• Material provided:
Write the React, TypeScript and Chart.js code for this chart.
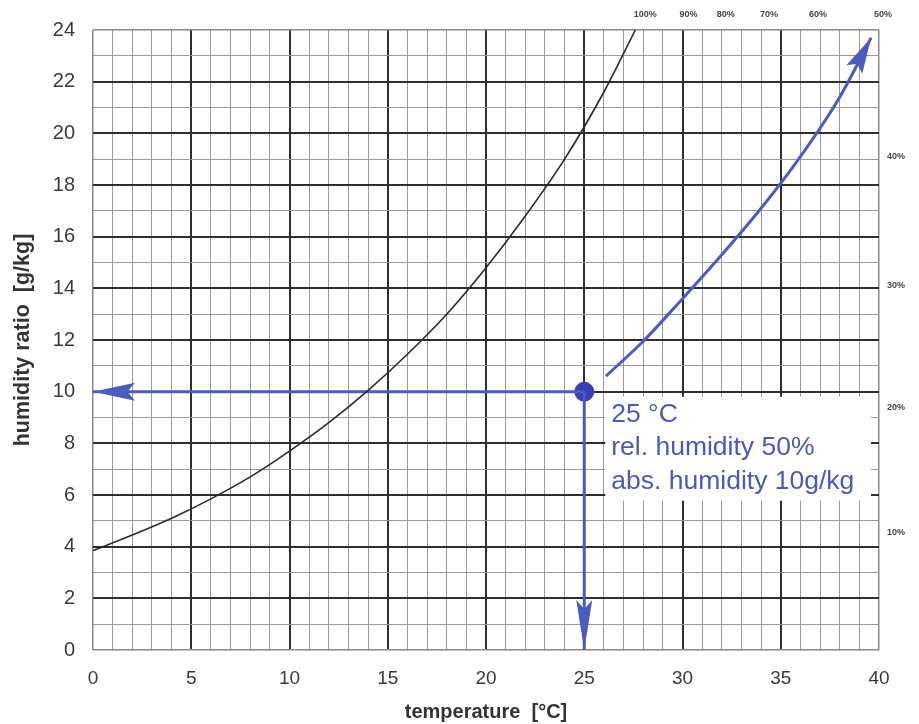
import React, { useEffect, useRef } from "react";
import { Chart, registerables } from "chart.js";

Chart.register(...registerables);

// ---- data ----
const saturationTemp = [0, 2, 4, 6, 8, 10, 12, 14, 16, 18, 20, 22, 24, 26, 27.6];
const saturationRatio = [3.85, 4.45, 5.1, 5.85, 6.7, 7.7, 8.8, 10.05, 11.45, 13.0, 14.8, 16.8, 19.0, 21.6, 24.0];

const rh50Temp = [26.1, 28, 30, 32, 34, 36, 38, 39.6];
const rh50Ratio = [10.6, 11.95, 13.6, 15.3, 17.1, 19.1, 21.4, 23.7];

const pointTemp = 25;
const pointRatio = 10;

const topLabels = ["100%", "90%", "80%", "70%", "60%", "50%"];
const topLabelTemps = [28.1, 30.3, 32.2, 34.4, 36.9, 40.2];
const rightLabels = ["40%", "30%", "20%", "10%"];
const rightLabelRatios = [19.1, 14.1, 9.4, 4.55];

const annotationLines = ["25 °C", "rel. humidity 50%", "abs. humidity 10g/kg"];

const xTitle = "temperature  [°C]";
const yTitle = "humidity ratio  [g/kg]";

const BLUE = "#4a5cc0";
const DOT = "#3a3fb2";
const TEXT_BLUE = "#4b5ab4";
const FONT = "'Liberation Sans', Arial, sans-serif";

const toPts = (xs: number[], ys: number[]) => xs.map((x, i) => ({ x, y: ys[i] }));

const overlayPlugin = {
  id: "overlay",
  beforeDatasetsDraw(chart: any) {
    const { ctx, scales } = chart;
    const px = scales.x.getPixelForValue(pointTemp);
    const py = scales.y.getPixelForValue(pointRatio);
    ctx.save();
    ctx.fillStyle = "#ffffff";
    ctx.fillRect(px + 21, py + 5, scales.x.getPixelForValue(40) - 8 - (px + 21), 104);
    ctx.restore();
  },
  afterDatasetsDraw(chart: any) {
    const { ctx, scales } = chart;
    // arrowheads
    chart.data.datasets.forEach((ds: any, i: number) => {
      if (!ds.arrowLen) return;
      const meta = chart.getDatasetMeta(i);
      const n = meta.data.length;
      const a = meta.data[n - 2];
      const b = meta.data[n - 1];
      const ang = Math.atan2(b.y - a.y, b.x - a.x);
      const L = ds.arrowLen;
      const W = ds.arrowHalf;
      ctx.save();
      ctx.translate(b.x, b.y);
      ctx.rotate(ang);
      ctx.fillStyle = ds.borderColor;
      ctx.beginPath();
      ctx.moveTo(0, 0);
      ctx.lineTo(-L, -W);
      ctx.lineTo(-L * 0.82, 0);
      ctx.lineTo(-L, W);
      ctx.closePath();
      ctx.fill();
      ctx.restore();
    });
    // annotation text
    const px = scales.x.getPixelForValue(pointTemp);
    const py = scales.y.getPixelForValue(pointRatio);
    ctx.save();
    ctx.fillStyle = TEXT_BLUE;
    ctx.font = `26.5px ${FONT}`;
    ctx.textBaseline = "middle";
    ctx.textAlign = "left";
    annotationLines.forEach((t, i) => {
      ctx.fillText(t, px + 27, py + 23 + i * 33.5);
    });
    // RH labels
    ctx.fillStyle = "#444";
    ctx.font = `bold 9px ${FONT}`;
    ctx.textAlign = "center";
    topLabels.forEach((t, i) => {
      ctx.fillText(t, scales.x.getPixelForValue(topLabelTemps[i]), 15);
    });
    ctx.textAlign = "left";
    rightLabels.forEach((t, i) => {
      ctx.fillText(t, scales.x.getPixelForValue(40) + 8, scales.y.getPixelForValue(rightLabelRatios[i]));
    });
    ctx.restore();
  },
};

export default function App() {
  const ref = useRef<HTMLCanvasElement | null>(null);
  useEffect(() => {
    if (!ref.current) return;
    const chart = new Chart(ref.current, {
      type: "scatter",
      data: {
        datasets: [
          {
            data: toPts(saturationTemp, saturationRatio),
            showLine: true,
            borderColor: "#2a2a2a",
            borderWidth: 1.6,
            pointRadius: 0,
            cubicInterpolationMode: "monotone",
          },
          {
            data: toPts(rh50Temp, rh50Ratio),
            showLine: true,
            borderColor: BLUE,
            borderWidth: 3,
            pointRadius: 0,
            cubicInterpolationMode: "monotone",
            arrowLen: 36,
            arrowHalf: 9,
          } as any,
          {
            data: [{ x: pointTemp, y: pointRatio }, { x: 0, y: pointRatio }],
            showLine: true,
            borderColor: BLUE,
            borderWidth: 3,
            pointRadius: 0,
            arrowLen: 42,
            arrowHalf: 9,
          } as any,
          {
            data: [{ x: pointTemp, y: pointRatio }, { x: pointTemp, y: 0 }],
            showLine: true,
            borderColor: BLUE,
            borderWidth: 3,
            pointRadius: 0,
            arrowLen: 50,
            arrowHalf: 8,
          } as any,
          {
            data: [{ x: pointTemp, y: pointRatio }],
            pointRadius: 9.5,
            pointBackgroundColor: DOT,
            pointBorderColor: DOT,
            showLine: false,
          },
        ],
      },
      options: {
        animation: false,
        responsive: false,
        layout: { padding: { top: 28, right: 40, left: 0, bottom: 0 } },
        plugins: { legend: { display: false }, tooltip: { enabled: false } },
        scales: {
          x: {
            type: "linear",
            min: 0,
            max: 40,
            afterFit: (s: any) => {
              s.height = 74;
            },
            border: { display: false },
            grid: {
              drawTicks: false,
              color: (c: any) => {
                const v = c.tick.value;
                if (v === 0 || v === 40) return "#8a8a8a";
                return v % 5 === 0 ? "#2e2e2e" : "#999999";
              },
              lineWidth: (c: any) => {
                const v = c.tick.value;
                if (v === 0 || v === 40) return 1.5;
                return v % 5 === 0 ? 2 : 1;
              },
            },
            ticks: {
              stepSize: 1,
              autoSkip: false,
              maxRotation: 0,
              padding: 17,
              color: "#3a3a3a",
              font: { family: FONT, size: 19 },
              callback: (v: any) => (v % 5 === 0 ? String(v) : ""),
            },
            title: {
              display: true,
              text: xTitle,
              color: "#333",
              font: { family: FONT, size: 20, weight: "bold" },
              padding: { top: 0, bottom: 0 },
            },
          },
          y: {
            type: "linear",
            min: 0,
            max: 24,
            afterFit: (s: any) => {
              s.width = 93;
            },
            border: { display: false },
            grid: {
              drawTicks: false,
              color: (c: any) => {
                const v = c.tick.value;
                if (v === 0 || v === 24) return "#8a8a8a";
                return v % 2 === 0 ? "#2e2e2e" : "#999999";
              },
              lineWidth: (c: any) => {
                const v = c.tick.value;
                if (v === 0 || v === 24) return 1.5;
                return v % 2 === 0 ? 2 : 1;
              },
            },
            ticks: {
              stepSize: 1,
              autoSkip: false,
              padding: 18,
              color: "#3a3a3a",
              font: { family: FONT, size: 20 },
              callback: (v: any) => (v % 2 === 0 ? String(v) : ""),
            },
            title: {
              display: true,
              text: yTitle,
              color: "#333",
              font: { family: FONT, size: 21.5, weight: "bold" },
              padding: { top: 10, bottom: 0 },
            },
          },
        },
      },
      plugins: [overlayPlugin],
    } as any);
    return () => chart.destroy();
  }, []);

  return (
    <div style={{ position: "fixed", left: 0, top: 0, width: 919, height: 724, background: "#fff" }}>
      <canvas ref={ref} width={919} height={724} style={{ display: "block" }} />
    </div>
  );
}
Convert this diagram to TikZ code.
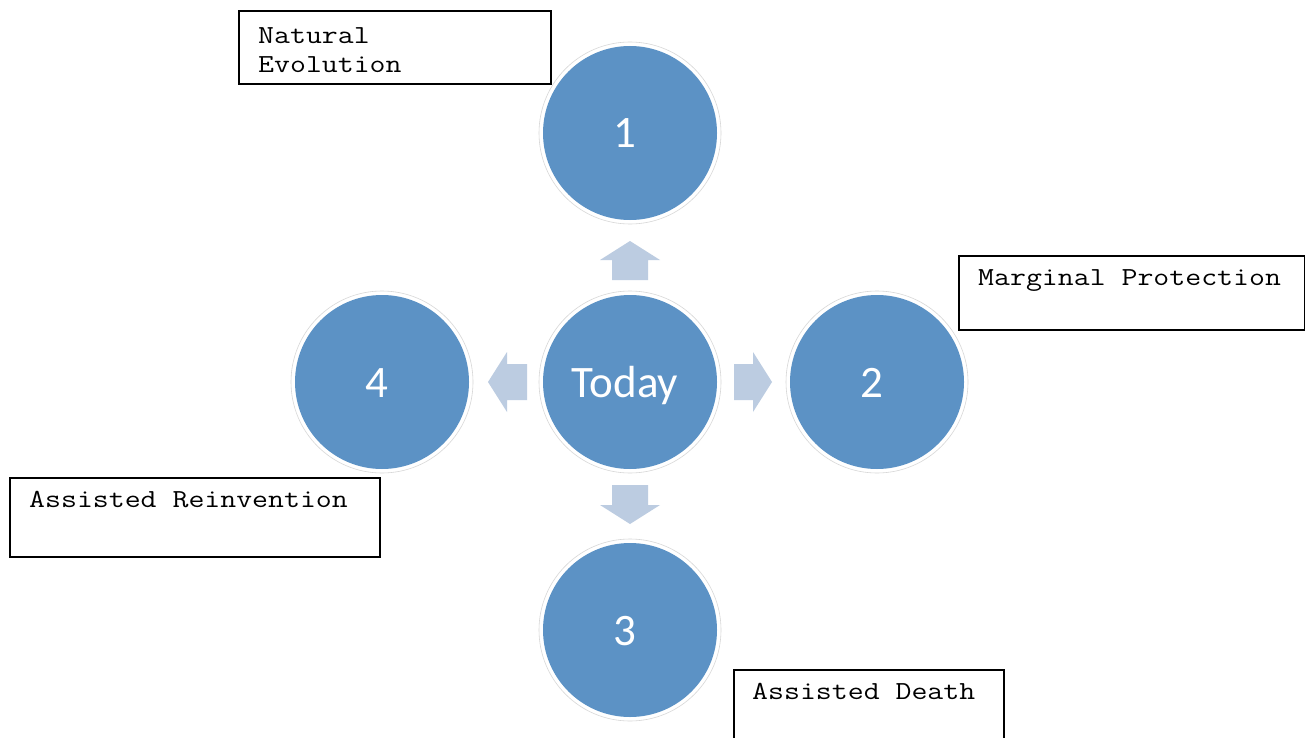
\documentclass[tikz,border=0pt]{standalone}
\usepackage{fontspec}
\newfontfamily\monofont[FakeStretch=1.19]{Latin Modern Mono}
\newfontfamily\circfont{Carlito}
\definecolor{circblue}{RGB}{92,146,197}
\definecolor{arrowblue}{RGB}{188,204,225}
\definecolor{ringgray}{RGB}{215,215,215}
\begin{document}
\begin{tikzpicture}[x=1pt,y=-1pt,
  ring/.style={circle,fill=white,draw=ringgray,line width=0.6pt,minimum size=182pt,inner sep=0pt},
  disc/.style={circle,fill=circblue,minimum size=174pt,inner sep=0pt},
  disctext/.style={text=white,font=\circfont\fontsize{45}{45}\selectfont,anchor=base},
  labelbox/.style={draw=black,line width=1.8pt,inner sep=0pt,anchor=north west},
  labeltext/.style={font=\monofont\fontsize{26}{30}\selectfont,anchor=base west,inner sep=0pt},
  blockarrow/.style={fill=arrowblue,draw=none}]
\useasboundingbox (0,0) rectangle (1305,738);
\clip (0,0) rectangle (1305,738);
\fill[white] (0,0) rectangle (1305,738);
% circles
\foreach \n/\x/\y in {c1/630/133, c0/630/382, c2/877/382, c3/630/630, c4/382/382}{
  \node[ring] (\n r) at (\x,\y) {};
  \node[disc] (\n) at (\x,\y) {};
}
\node[disctext] (t1) at ([xshift=-5pt,yshift=-15pt]c1.center) {1};
\node[disctext] (t0) at ([xshift=-5pt,yshift=-15pt]c0.center) {Today};
\node[disctext] (t2) at ([xshift=-5pt,yshift=-15pt]c2.center) {2};
\node[disctext] (t3) at ([xshift=-5pt,yshift=-15pt]c3.center) {3};
\node[disctext] (t4) at ([xshift=-5pt,yshift=-15pt]c4.center) {4};
% block arrows
\coordinate (up) at (630,241);
\fill[blockarrow] (up) -- ++(30,19) -- ++(-12,0) -- ++(0,20) -- ++(-36,0) -- ++(0,-20) -- ++(-12,0) -- cycle;
\coordinate (down) at (630,524);
\fill[blockarrow] (down) -- ++(30,-19) -- ++(-12,0) -- ++(0,-20) -- ++(-36,0) -- ++(0,20) -- ++(-12,0) -- cycle;
\coordinate (right) at (772,382);
\fill[blockarrow] (right) -- ++(-19,30) -- ++(0,-12) -- ++(-19,0) -- ++(0,-36) -- ++(19,0) -- ++(0,-12) -- cycle;
\coordinate (left) at (488,382);
\fill[blockarrow] (left) -- ++(19,30) -- ++(0,-12) -- ++(20,0) -- ++(0,-36) -- ++(-20,0) -- ++(0,-12) -- cycle;
% label boxes
\node[labelbox,minimum width=312pt,minimum height=73pt] (bne) at (238,10) {};
\node[labeltext] (ne1) at (258,44) {Natural};
\node[labeltext] (ne2) at (258,73) {Evolution};
\node[labelbox,minimum width=346pt,minimum height=74pt] (bmp) at (958,255) {};
\node[labeltext] (mp) at (978,285) {Marginal Protection};
\node[labelbox,minimum width=370pt,minimum height=79pt] (bar) at (9,477) {};
\node[labeltext] (ar) at (29,507) {Assisted Reinvention};
\node[labelbox,minimum width=270pt,minimum height=90pt] (bad) at (733,669) {};
\node[labeltext] (ad) at (752,699) {Assisted Death};
\end{tikzpicture}
\end{document}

• Written request:
Take every line from the records above that has the word "this" and copy it.

• Answer below:
Write the React, TypeScript and Chart.js code for this chart.
Convert this diagram to TikZ code.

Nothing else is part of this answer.